En outre, le 27 mai 2021, Capgemini et Orange ont annoncé leur intention de créer une nouvelle société, baptisée « Bleu » qui fournira un « Cloud de Confiance » conçu pour répondre aux besoins de souveraineté de l’Etat français, des administrations publiques et des entreprises dotées d’infrastructures critiques soumises à des exigences particulières en termes de confidentialité, de sécurité et de résilience, telles que définies par l’État français.

Finalement, le gouvernement a récemment confirmé que son hub de données de santé quittera les serveurs de Microsoft lors d’un échange avec la presse lundi 17 mai 2021, pendant la présentation de la stratégie nationale pour le cloud.

Amélie de Montchalin, ministre de la fonction et de la transformation publique, a expliqué que cette migration — qui avait déjà été annoncée en novembre 2020 par Olivier Véran, son collègue en charge de la santé et de la solidarité — pourra se déclencher à partir du moment où les premières labellisations « Cloud de confiance » seront délivrées aux plateformes.

Dans le plan d’investissement de l’Europe qui donne suite à la crise Covid-19, une enveloppe globale de 1 824 milliards d’euros a été votée dans laquelle les investissements dans l’économie numérique sont en premier plan.  Le 9 mars 2021, la Commission a présenté une vision et des pistes pour la transformation de l’Europe d’ici à 2030.  L’accord prévoit que chaque pays de l’Union Européenne investisse au moins 20% de leur facilité pour la reprise et la résilience dans la transition numérique.  Des domaines de partenariat comme la 6G, les technologies quantiques et l’environnement.

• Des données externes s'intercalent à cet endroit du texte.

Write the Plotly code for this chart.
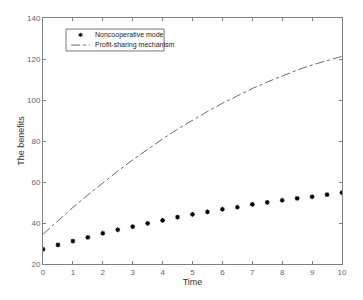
import plotly.graph_objects as go

time_marks = [0, 0.5, 1, 1.5, 2, 2.5, 3, 3.5, 4, 4.5, 5, 5.5, 6, 6.5, 7, 7.5, 8, 8.5, 9, 9.5, 10]
noncoop = [27.2, 29.3, 31.2, 33.0, 35.0, 36.7, 38.2, 39.8, 41.3, 42.9, 44.2, 45.4, 46.7, 47.7,
           49.1, 50.1, 51.1, 52.0, 52.8, 53.8, 54.8]
profit_sharing = [34.5, 41.2, 47.6, 53.7, 59.6, 65.3, 70.8, 76.0, 81.0, 85.8, 90.2, 94.4, 98.4,
                  102.1, 105.6, 108.8, 111.8, 114.6, 117.1, 119.3, 121.3]
series_names = ["Noncooperative mode", "Profit-sharing mechanism"]
x_ticks = list(range(0, 11))
y_ticks = [20, 40, 60, 80, 100, 120, 140]

FONT = "Liberation Sans, Arial"

fig = go.Figure()
fig.add_trace(go.Scatter(
    x=time_marks, y=noncoop, mode="markers", name=series_names[0],
    marker=dict(symbol="asterisk-open", size=4, color="black", line=dict(color="black", width=1.1)),
))
fig.add_trace(go.Scatter(
    x=time_marks, y=profit_sharing, mode="lines", name=series_names[1],
    line=dict(color="#444444", width=0.8, dash="dashdot"),
))

axis_common = dict(
    showgrid=False, zeroline=False, showline=True, linecolor="#808080", linewidth=1,
    mirror="ticks", ticks="inside", ticklen=3, tickcolor="#808080", automargin=False,
    tickfont=dict(family=FONT, size=8, color="#666666"),
)
fig.update_xaxes(range=[0, 10], tickvals=x_ticks,
                 title=dict(text="Time", font=dict(family=FONT, size=9, color="#333333"), standoff=2),
                 **axis_common)
fig.update_yaxes(range=[20, 140], tickvals=y_ticks,
                 title=dict(text="The benefits", font=dict(family=FONT, size=9, color="#333333"), standoff=0),
                 **axis_common)

# manual legend (compact, MATLAB style)
lx0, lx1, ly0, ly1 = 0.077, 0.405, 0.866, 0.955
fig.add_shape(type="rect", xref="paper", yref="paper", x0=lx0, x1=lx1, y0=ly0, y1=ly1,
              line=dict(color="#555555", width=0.8), fillcolor="white", layer="above")
fig.add_shape(type="line", xref="paper", yref="paper", x0=0.094, x1=0.157, y0=0.89, y1=0.89,
              line=dict(color="#444444", width=0.8, dash="dashdot"), layer="above")
fig.add_annotation(xref="paper", yref="paper", x=0.127, y=0.931, text="✱", showarrow=False,
                   font=dict(family="DejaVu Sans", size=6, color="black"), xanchor="center", yanchor="middle")
for name, yy in zip(series_names, [0.931, 0.89]):
    fig.add_annotation(xref="paper", yref="paper", x=0.167, y=yy, text=name, showarrow=False,
                       font=dict(family=FONT, size=7, color="#222222"), xanchor="left", yanchor="middle")

# page body has an 8px margin, so the figure is shrunk and offset accordingly
fig.update_layout(
    width=355, height=292,
    margin=dict(l=35, r=21, t=10, b=36),
    paper_bgcolor="white", plot_bgcolor="white",
    showlegend=False,
)

fig.write_html("out.html")
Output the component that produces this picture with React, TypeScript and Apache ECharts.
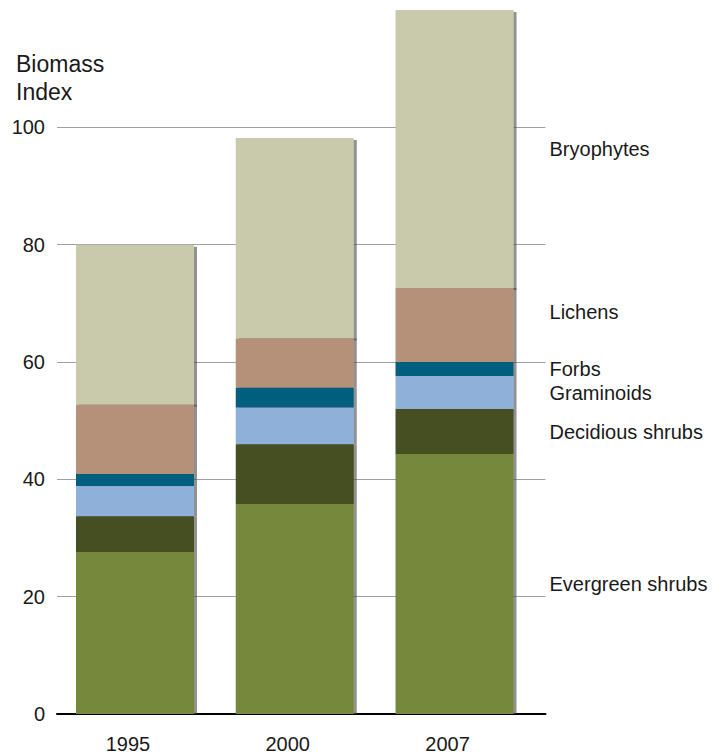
import React, { useEffect, useRef } from "react";
import * as echarts from "echarts";

// ---- Data ----
const categories = ["1995", "2000", "2007"];
const evergreenShrubs = [27.6, 35.8, 44.3];
const deciduousShrubs = [6.1, 10.2, 7.7];
const graminoids = [5.1, 6.2, 5.6];
const forbs = [2.1, 3.4, 2.4];
const lichens = [11.8, 8.4, 12.6];
const bryophytes = [27.3, 34.2, 47.5];

const seriesNames = [
  "Evergreen shrubs",
  "Decidious shrubs",
  "Graminoids",
  "Forbs",
  "Lichens",
  "Bryophytes",
];
const seriesValues = [evergreenShrubs, deciduousShrubs, graminoids, forbs, lichens, bryophytes];
const seriesColors = ["#76883A", "#454F20", "#8FB1D9", "#005E7E", "#B5917A", "#C9CAAB"];

const yMin = 0;
const yMax = 120;
const yInterval = 20;
const axisTitle = "Biomass\nIndex";

const FONT = "'Liberation Sans', Arial, Helvetica, sans-serif";
const TEXT = "#1a1a1a";

export default function App() {
  const ref = useRef<HTMLDivElement>(null);

  useEffect(() => {
    if (!ref.current) return;
    const chart = echarts.init(ref.current, undefined, { renderer: "svg" });

    const series = seriesValues.map((vals, i) => ({
      type: "bar",
      name: seriesNames[i],
      stack: "total",
      xAxisIndex: 1,
      yAxisIndex: 1,
      barWidth: 118,
      z: 10 - i,
      silent: true,
      itemStyle: {
        color: seriesColors[i],
        shadowColor: "rgba(70,70,70,0.6)",
        shadowBlur: 0,
        shadowOffsetX: 3,
        shadowOffsetY: i === seriesValues.length - 1 ? 2 : 0,
      },
      data: vals.map((v, j) =>
        j === vals.length - 1
          ? {
              value: v,
              label: {
                show: true,
                position: "right",
                distance: 36,
                formatter: seriesNames[i],
                color: TEXT,
                fontSize: 20,
                fontFamily: FONT,
                offset: seriesNames[i] === "Lichens" ? [0, -13] : [0, 0],
              },
            }
          : v
      ),
    }));

    chart.setOption({
      animation: false,
      grid: [
        { left: 57, right: 179.5, top: 10, bottom: 42 },
        { left: 55.1, right: 190.6, top: 10, bottom: 42 },
      ],
      xAxis: [
        {
          gridIndex: 0,
          type: "category",
          data: [""],
          axisLine: { show: true, lineStyle: { color: "#000", width: 2 } },
          axisTick: { show: false },
          axisLabel: { show: false },
          splitLine: { show: false },
        },
        {
          gridIndex: 1,
          type: "category",
          data: categories,
          axisLine: { show: false },
          axisTick: { show: false },
          splitLine: { show: false },
          axisLabel: {
            fontSize: 20,
            color: TEXT,
            fontFamily: FONT,
            margin: 20,
            padding: [0, 14, 0, 0],
          },
        },
      ],
      yAxis: [
        {
          gridIndex: 0,
          type: "value",
          min: yMin,
          max: yMax,
          interval: yInterval,
          axisLine: { show: false },
          axisTick: { show: false },
          axisLabel: {
            fontSize: 20,
            color: TEXT,
            fontFamily: FONT,
            margin: 12,
            showMaxLabel: false,
          },
          splitLine: {
            show: true,
            showMinLine: false,
            showMaxLine: false,
            lineStyle: { color: "#a0a0a0", width: 1 },
          },
        },
        {
          gridIndex: 1,
          type: "value",
          min: yMin,
          max: yMax,
          interval: yInterval,
          show: false,
          splitLine: { show: false },
        },
      ],
      graphic: [
        {
          type: "text",
          left: 16,
          top: 50,
          style: {
            text: axisTitle,
            fontSize: 23,
            lineHeight: 28,
            fill: TEXT,
            fontFamily: FONT,
          },
        },
      ],
      series,
    });

    return () => chart.dispose();
  }, []);

  return (
    <div
      ref={ref}
      style={{ position: "fixed", left: 0, top: 0, width: 725, height: 756, background: "#fff" }}
    />
  );
}
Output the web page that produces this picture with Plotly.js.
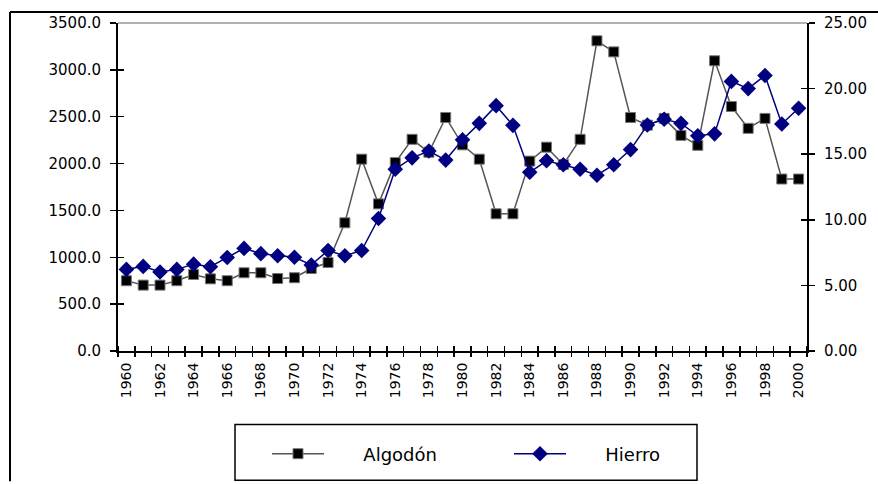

La question qui se pose, c’est comment l’Europe va pouvoir tirer son épingle du jeu dans ce combat de Titan ou les investissements se comptent en milliards d’euros et en économie d’échelles ?

Est-ce vraiment dans le déploiement d’infrastructures physiques européennes basées sur des technologies américaines ?  Ou est-ce dans la bataille des données, des logiciels et services qui les manipulent ?  Comment faire merger des leaders mondiaux qui exploiteront ces données ?

Si les leaders des services Cloud de demain sont européens, alors l’Europe disposera du moyen de pression suffisant pour imposer sa législation de protection des données à tous les fournisseurs d’infrastructure ; mais surtout elle aura généré les moyens financiers suffisants et les compétences nécessaires pour rattraper plus tard les grands acteurs de l’infrastructure Cloud

En tant que consommateurs, nous devons avoir conscience que nos usages quotidiens fournissent une immense quantité de données aux Gafam et privent la France et l’Europe de leur or noir numérique.